Once I had the supplies picked out, the layout came together really quickly. I changed the positioning of the tags on the photo because (obviously!) my photo was different from Amy’s. I added a tag for the date. Then I started playing with where the title would go, and I learned something: the thing that adds just the right bit of oomph to this layout? Those two crossed pieces of washi tape. I almost didn’t include them, but the layout just didn’t feel right until I included them. I think it’s because they give the title a home in the middle of the pattern.
I made Amy’s layout into my own by:
*adding more journaling
*including the date tag. If I don’t handwrite the date, I like to do something small that repeats part of another embellishment for the date.
*cutting the main title with a script font (LD something*?) and spelling the subtitle with different letter stickers (those pale orange alphas are one of my current favorite supplies)
*running the photo all the way to the edges of the layout
The way Amy’s layout pushed me out of my comfort zone? I used that nice, bold (for me) patterned paper. Remember…I like smaller patterns. But I took a deep breath and used this cloud paper (instead of the B side I bought it for) and you know?

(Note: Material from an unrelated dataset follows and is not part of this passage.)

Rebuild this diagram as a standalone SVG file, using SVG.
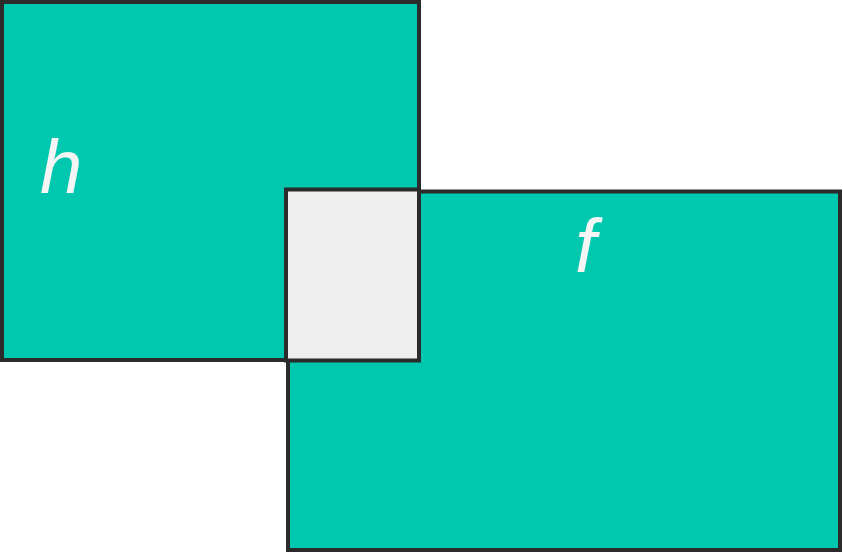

I love it!
Let’s look at how some other WCS team members make a scraplift or two their own!
Lisa made this layout
Lisa’s use of chevron patterned paper and the strong diagonal line (I love that and am all itchy & inspired to do this soon!) are reflective of Amy’s layout. To me, the photo is what really makes this feel like a “Lisa Ottosson” layout. About her process, Lisa says
I used Amy´s general design with the half page. I didn´t journal on this layout since I plan to have it in my general happy things album, which is more like a coffee table book than a scrapbook. I liked how my eyes were drawn to the photo on her layout and I tried to recreate that.

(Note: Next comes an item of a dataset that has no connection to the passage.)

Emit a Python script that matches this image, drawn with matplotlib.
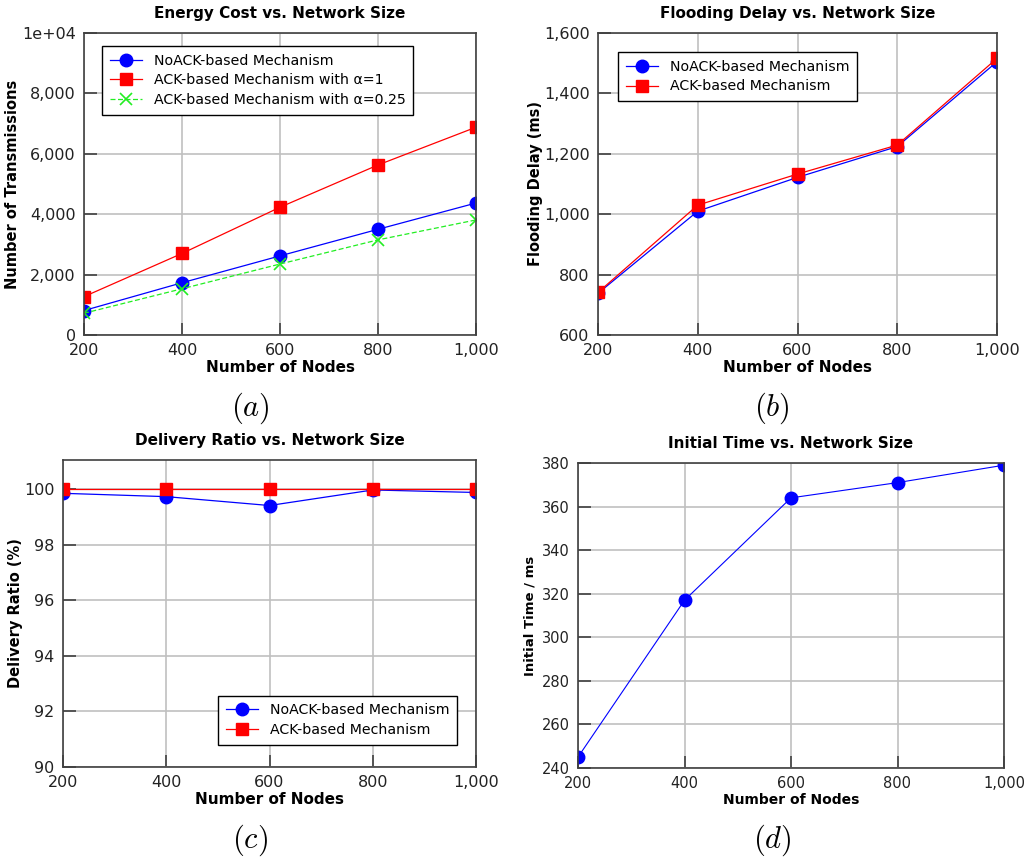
import numpy as np
import matplotlib
matplotlib.use('Agg')
import matplotlib.pyplot as plt
from matplotlib.ticker import FuncFormatter

plt.rcParams['font.family'] = 'DejaVu Sans'
plt.rcParams['mathtext.fontset'] = 'cm'

nodes = [200, 400, 600, 800, 1000]

# (a) transmissions
energy_noack = [810, 1730, 2620, 3500, 4370]
energy_ack_a1 = [1270, 2700, 4230, 5630, 6880]
energy_ack_a025 = [720, 1530, 2350, 3150, 3810]

# (b) flooding delay, ms
delay_noack = [738, 1010, 1122, 1224, 1505]
delay_ack = [741, 1030, 1133, 1229, 1516]

# (c) delivery ratio, %
ratio_noack = [99.86, 99.74, 99.42, 99.98, 99.89]
ratio_ack = [100.0, 100.0, 100.0, 100.0, 100.0]

# (d) initial time, ms
init_time = [245, 317, 364, 371, 379]

W, H = 1030, 859
fig = plt.figure(figsize=(W / 100, H / 100), dpi=100)


def box(l, t, r, b):
    return [l / W, 1 - b / H, (r - l) / W, (b - t) / H]


comma = FuncFormatter(lambda v, p: f'{int(v):,}')


def style(ax, title, ylabel, xlabel='Number of Nodes'):
    ax.set_xlim(200, 1000)
    ax.set_xticks(nodes)
    ax.xaxis.set_major_formatter(comma)
    ax.grid(True, color='#c0c0c0', linewidth=1.2)
    ax.set_axisbelow(True)
    ax.tick_params(direction='in', length=9, width=1.2, color='#404040',
                   labelsize=11.5, labelcolor='#222222', pad=6)
    for s in ax.spines.values():
        s.set_color('#404040')
        s.set_linewidth(1.2)
    ax.set_title(title, fontsize=11, fontweight='bold', pad=11)
    ax.set_xlabel(xlabel, fontsize=11, fontweight='bold', labelpad=1)
    ax.set_ylabel(ylabel, fontsize=10.5, fontweight='bold', labelpad=1)


def legend(ax, loc, anchor):
    leg = ax.legend(loc=loc, bbox_to_anchor=anchor, fontsize=10.2, fancybox=False,
                    framealpha=1, edgecolor='black', handlelength=2.3,
                    borderpad=0.55, labelspacing=0.4, handletextpad=0.8,
                    borderaxespad=0)
    leg.get_frame().set_linewidth(1.0)


blue = dict(color='#0000ff', marker='o', markersize=9, linewidth=0.9)
red = dict(color='#ff0000', marker='s', markersize=8.5, linewidth=0.9)
green = dict(color='#22ee22', marker='x', markersize=8, linewidth=0.9,
             linestyle=(0, (4, 2)), markeredgewidth=1.2)

# (a)
ax = fig.add_axes(box(84, 33, 476, 335))
ax.plot(nodes, energy_noack, label='NoACK-based Mechanism', **blue)
ax.plot(nodes, energy_ack_a1, label='ACK-based Mechanism with α=1', **red)
ax.plot(nodes, energy_ack_a025, label='ACK-based Mechanism with α=0.25', **green)
ax.set_ylim(0, 10000)
ax.set_yticks([0, 2000, 4000, 6000, 8000, 10000])
ax.set_yticklabels(['0', '2,000', '4,000', '6,000', '8,000', '1e+04'])
style(ax, 'Energy Cost vs. Network Size', 'Number of Transmissions')
legend(ax, 'upper left', (0.046, 0.957))
fig.text(250 / W, 1 - 408 / H, r'$(a)$', fontsize=22, ha='center', va='center')

# (b)
ax = fig.add_axes(box(598, 33, 997, 335))
ax.plot(nodes, delay_noack, label='NoACK-based Mechanism', **blue)
ax.plot(nodes, delay_ack, label='ACK-based Mechanism', **red)
ax.set_ylim(600, 1600)
ax.set_yticks([600, 800, 1000, 1200, 1400, 1600])
ax.yaxis.set_major_formatter(comma)
style(ax, 'Flooding Delay vs. Network Size', 'Flooding Delay (ms)')
legend(ax, 'upper left', (0.05, 0.937))
fig.text(772 / W, 1 - 408 / H, r'$(b)$', fontsize=22, ha='center', va='center')

# (c)
ax = fig.add_axes(box(63, 460, 476, 767))
ax.plot(nodes, ratio_noack, label='NoACK-based Mechanism', **blue)
ax.plot(nodes, ratio_ack, label='ACK-based Mechanism', **red)
ax.set_ylim(90, 101.06)
ax.set_yticks([90, 92, 94, 96, 98, 100])
style(ax, 'Delivery Ratio vs. Network Size', 'Delivery Ratio (%)')
legend(ax, 'lower right', (0.954, 0.072))
fig.text(250 / W, 1 - 840 / H, r'$(c)$', fontsize=22, ha='center', va='center')

# (d)
ax = fig.add_axes(box(578, 463, 1004, 768))
ax.plot(nodes, init_time, **dict(blue, linewidth=0.8))
ax.set_ylim(240, 380)
ax.set_yticks(range(240, 381, 20))
style(ax, 'Initial Time vs. Network Size', 'Initial Time / ms')
ax.tick_params(labelsize=10.5)
ax.yaxis.label.set_size(9.5)
ax.yaxis.labelpad = 4
ax.xaxis.label.set_size(10)
fig.text(772 / W, 1 - 840 / H, r'$(d)$', fontsize=22, ha='center', va='center')

fig.savefig('out.png', dpi=100)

Jennie McGarvey also shared a couple of scraplifts. This first one
Two very different layouts—color, theme, embellishments. One very Jina, one very Jennie! They both make me want to do different things—Jina’s layout inspires me to do a then/now layout (maybe about how, twenty years ago I discovered that I really, really love black clothes. And how I still do now!) Jennie’s layout made me stop and think what everyday kinds of moments am I forgetting to document? (It also made me want some ice cream!)
and this one
I actually have Stephanie’s layout pinned on my scrapbooking board. I loved the vertical column of text. And I love just as much how Jennie changed that into the little story that is her title. (Sidenote: I gave up. I’m eating ice cream while I write this!)

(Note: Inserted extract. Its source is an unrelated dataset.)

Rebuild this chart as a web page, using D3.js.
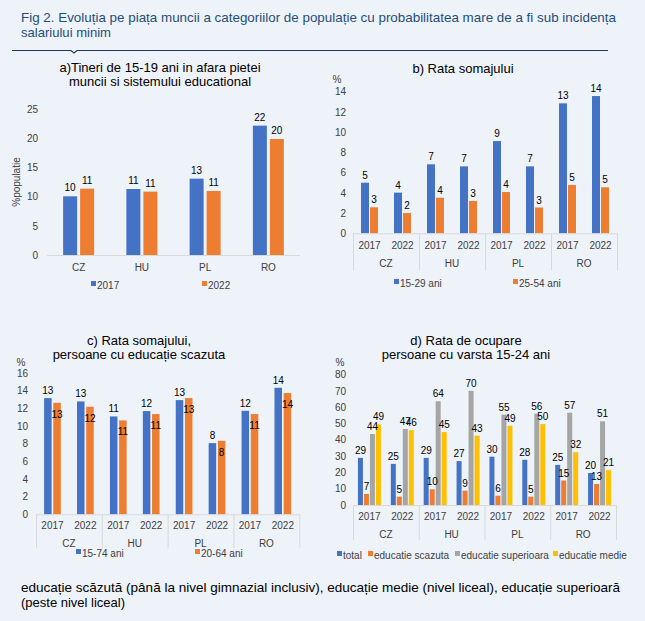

Jennie says this about her scraplifting process for these two layouts:
For both of these pages, I kept pretty close to the original design. I had chosen both original pages because their overall design really appealed to me -- and I wanted to stay true to that. They were both done with materials that were pretty easy to use whatever products and make the design my own.
And there you go, as powerful a way as any to make a scraplift your own: similar design, different products.